2. Continue or Start SIPs
One of the smartest ways to invest in a volatile market is through SIPs. They allow you to buy more units when prices are low, which reduces your average cost over time. SIPs help remove the need to time the market.
3. Invest in Quality Stocks at a Discount
Retail investors should look for blue-chip stocks—companies with strong fundamentals, good management, and steady earnings. These stocks may fall with the market, but they tend to recover faster and more reliably.
4. Diversify, Don’t Go All-In on Equity
Avoid putting all your savings into equity. Add some stability to your portfolio by including fixed income options like debt mutual funds, gold ETFs, or even senior citizen saving schemes if applicable. Diversification helps reduce risk.
5. Keep a Long-Term Outlook
If your goals—like buying a house or retirement—are 5–10 years away, don’t let short-term drops throw you off track. History shows that markets recover and long-term investors benefit the most.

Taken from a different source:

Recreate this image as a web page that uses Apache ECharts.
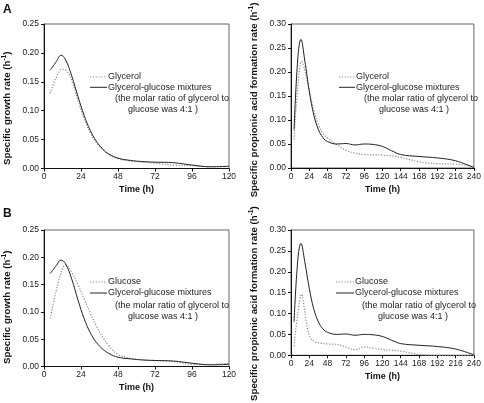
<!DOCTYPE html>
<html>
<head>
<meta charset="utf-8">
<script src="https://cdn.jsdelivr.net/npm/echarts@6/dist/echarts.min.js"></script>
<style>html,body{margin:0;padding:0;background:#fff}#c{width:484px;height:403px}</style>
</head>
<body>
<div id="c"></div>
<script>
// ---- Data ----
// Panel A: specific growth rate (glycerol vs mixture)
const tA_gly = [4, 8, 12, 15, 18, 22, 26, 30, 34, 38, 42, 48, 56, 64, 72, 84, 96, 108, 120];
const vA_gly = [0.130, 0.158, 0.172, 0.168, 0.152, 0.118, 0.087, 0.062, 0.045, 0.033, 0.025, 0.017, 0.013, 0.011, 0.009, 0.006, 0.005, 0.003, 0.003];
const tA_mix = [4, 8, 11, 14, 18, 22, 26, 30, 34, 38, 42, 48, 56, 64, 72, 84, 96, 108, 120];
const vA_mix = [0.170, 0.185, 0.196, 0.188, 0.160, 0.125, 0.092, 0.066, 0.047, 0.034, 0.025, 0.018, 0.014, 0.012, 0.011, 0.010, 0.006, 0.003, 0.004];
// Panel B: specific growth rate (glucose vs mixture)
const tB_glu = [4, 8, 12, 14, 18, 22, 26, 30, 34, 38, 42, 48, 56, 64, 72, 84, 96, 108, 120];
const vB_glu = [0.088, 0.140, 0.180, 0.186, 0.172, 0.150, 0.124, 0.098, 0.074, 0.054, 0.038, 0.022, 0.015, 0.012, 0.011, 0.009, 0.004, 0.004, 0.006];
const tB_mix = [4, 8, 11, 14, 18, 22, 26, 30, 34, 38, 42, 48, 56, 64, 72, 84, 96, 108, 120];
const vB_mix = [0.170, 0.185, 0.195, 0.188, 0.160, 0.122, 0.088, 0.062, 0.044, 0.032, 0.024, 0.017, 0.014, 0.012, 0.011, 0.010, 0.006, 0.003, 0.004];
// Panel C: specific propionic acid formation rate (glycerol vs mixture)
const tC_gly = [4, 9, 14, 18, 24, 30, 36, 42, 48, 60, 72, 84, 96, 120, 144, 168, 192, 216, 240];
const vC_gly = [0.060, 0.170, 0.222, 0.205, 0.160, 0.120, 0.090, 0.072, 0.062, 0.049, 0.037, 0.031, 0.028, 0.027, 0.022, 0.013, 0.009, 0.008, 0.002];
const tC_mix = [4, 9, 13, 18, 24, 30, 36, 42, 48, 60, 72, 84, 96, 108, 120, 132, 144, 168, 192, 216, 240];
const vC_mix = [0.080, 0.230, 0.268, 0.225, 0.160, 0.110, 0.080, 0.063, 0.055, 0.050, 0.051, 0.048, 0.050, 0.049, 0.045, 0.036, 0.028, 0.024, 0.021, 0.015, 0.001];
// Panel D: specific propionic acid formation rate (glucose vs mixture)
const tD_glu = [4, 9, 14, 18, 22, 26, 32, 40, 48, 60, 72, 84, 96, 108, 120, 144, 168, 192, 216, 240];
const vD_glu = [0.022, 0.100, 0.146, 0.105, 0.062, 0.040, 0.032, 0.029, 0.027, 0.026, 0.020, 0.013, 0.020, 0.017, 0.014, 0.010, 0.002, 0.000, 0.000, 0.000];
const tD_mix = [4, 9, 13, 18, 24, 30, 36, 42, 48, 60, 72, 84, 96, 108, 120, 132, 144, 168, 192, 216, 240];
const vD_mix = [0.080, 0.230, 0.268, 0.225, 0.160, 0.110, 0.080, 0.063, 0.055, 0.050, 0.051, 0.048, 0.050, 0.049, 0.045, 0.036, 0.028, 0.024, 0.021, 0.015, 0.001];

// Axis ranges / ticks
const growthXMax = 120, propXMax = 240, xStep = 24;
const growthYMax = 0.25, propYMax = 0.30, yStep = 0.05;

const nameGly = 'Glycerol', nameGlu = 'Glucose', nameMix = 'Glycerol-glucose mixtures';
const noteLine1 = '(the molar ratio of glycerol to';
const noteLine2 = 'glucose was 4:1 )';
const nameGrowth = 'Specific growth rate', nameProp = 'Specific propionic acid formation rate';

// ---- Chart ----
const FONT = '"Liberation Sans", Arial, Helvetica, sans-serif';
const DOT = '#8a8a8a', SOLID = '#222';
const pairs = (ts, vs) => ts.map((t, i) => [t, vs[i]]);
const grids = [
  {left: 44, top: 24, width: 185, height: 144.5},
  {left: 291, top: 24, width: 184, height: 144},
  {left: 44, top: 230, width: 185, height: 136.5},
  {left: 291, top: 230, width: 184, height: 136.5}
].map(g => Object.assign(g, {show: true, borderColor: '#666', borderWidth: 1, containLabel: false}));

function xAx(gi, max) {
  return {type: 'value', gridIndex: gi, min: 0, max: max, interval: xStep,
    name: 'Time (h)', nameLocation: 'middle', nameGap: 17,
    nameTextStyle: {fontFamily: FONT, fontSize: 9, fontWeight: 'bold', color: '#111'},
    axisLine: {lineStyle: {color: '#111', width: 1}},
    axisTick: {length: 3, lineStyle: {color: '#111'}},
    axisLabel: {fontFamily: FONT, fontSize: 8.5, color: '#222', margin: 4},
    splitLine: {show: false}};
}
function yAx(gi, max, name, shift) {
  return {type: 'value', gridIndex: gi, min: 0, max: max, interval: yStep,
    name: name + ' (h{sup|-1})', nameLocation: 'middle', nameGap: 31, nameRotate: 90,
    nameTextStyle: {fontFamily: FONT, fontSize: 9.7, fontWeight: 'bold', color: '#111',
      padding: [0, shift * 2, 0, 0],
      rich: {sup: {fontSize: 6.5, fontWeight: 'bold', fontFamily: FONT, color: '#111', verticalAlign: 'top', padding: [0, 0, 5, 0]}}},
    axisLine: {show: true, lineStyle: {color: '#111', width: 1}},
    axisTick: {show: true, length: 3, lineStyle: {color: '#111'}},
    axisLabel: {fontFamily: FONT, fontSize: 8.5, color: '#222', margin: 5, formatter: v => v.toFixed(2)},
    splitLine: {show: false}};
}
function ser(name, gi, data, dotted) {
  return {type: 'line', name: name, xAxisIndex: gi, yAxisIndex: gi, data: data,
    smooth: 0.4, symbol: 'none', animation: false,
    lineStyle: dotted ? {color: DOT, width: 1.2, type: [1.2, 1.6]} : {color: SOLID, width: 1}};
}
// legend block: sample lines + texts (x0 = sample start, y0 = first row centre)
function legendBlock(x0, x1, y0, dy, firstName, n1x, n2x) {
  const txt = (x, y, s) => ({type: 'text', x: x, y: y, style: {text: s, font: '9px ' + FONT, fill: '#222', verticalAlign: 'middle'}});
  return [
    {type: 'line', shape: {x1: x0, y1: y0, x2: x1, y2: y0}, style: {stroke: DOT, lineWidth: 1.2, lineDash: [1.2, 1.6]}},
    txt(x1 + 1, y0, firstName),
    {type: 'line', shape: {x1: x0, y1: y0 + dy, x2: x1, y2: y0 + dy}, style: {stroke: SOLID, lineWidth: 1}},
    txt(x1 + 1, y0 + dy, nameMix),
    txt(n1x, y0 + dy * 2.1, noteLine1),
    txt(n2x, y0 + dy * 3.15, noteLine2)
  ];
}

const option = {
  backgroundColor: '#fff',
  animation: false,
  grid: grids,
  xAxis: [xAx(0, growthXMax), xAx(1, propXMax), xAx(2, growthXMax), xAx(3, propXMax)],
  yAxis: [yAx(0, growthYMax, nameGrowth, 12), yAx(1, propYMax, nameProp, 4),
          yAx(2, growthYMax, nameGrowth, 9), yAx(3, propYMax, nameProp, 11)],
  series: [
    ser(nameGly, 0, pairs(tA_gly, vA_gly), true), ser(nameMix, 0, pairs(tA_mix, vA_mix), false),
    ser(nameGly, 1, pairs(tC_gly, vC_gly), true), ser(nameMix, 1, pairs(tC_mix, vC_mix), false),
    ser(nameGlu, 2, pairs(tB_glu, vB_glu), true), ser(nameMix, 2, pairs(tB_mix, vB_mix), false),
    ser(nameGlu, 3, pairs(tD_glu, vD_glu), true), ser(nameMix, 3, pairs(tD_mix, vD_mix), false)
  ],
  graphic: [
    {type: 'text', x: 3, y: 4, style: {text: 'A', font: 'bold 12px ' + FONT, fill: '#111'}},
    {type: 'text', x: 3, y: 208, style: {text: 'B', font: 'bold 12px ' + FONT, fill: '#111'}}
  ].concat(
    legendBlock(90, 107, 77, 10.3, nameGly, 115, 128),
    legendBlock(339, 355, 77, 10.3, nameGly, 364, 379),
    legendBlock(90, 107, 282, 11, nameGlu, 115, 128),
    legendBlock(336, 354, 282, 11, nameGlu, 362, 378)
  )
};
const chart = echarts.init(document.getElementById('c'), null, {renderer: 'canvas'});
chart.setOption(option);
</script>
</body>
</html>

6. Don’t Try to Time the Market
Trying to catch the absolute bottom is risky and often counterproductive. Instead, invest in phases through SIPs or STPs (Systematic Transfer Plans). These approaches are ideal for retail investors who want to stay disciplined.
Final Thoughts
Knowing how to invest money in a falling market in India can give retail investors a real edge. The idea isn’t to outsmart the market—but to stay invested, stay consistent, and keep emotions in check. Focus on quality, diversify your investments, and think long-term. In the end, smart strategies—not reactions—drive returns.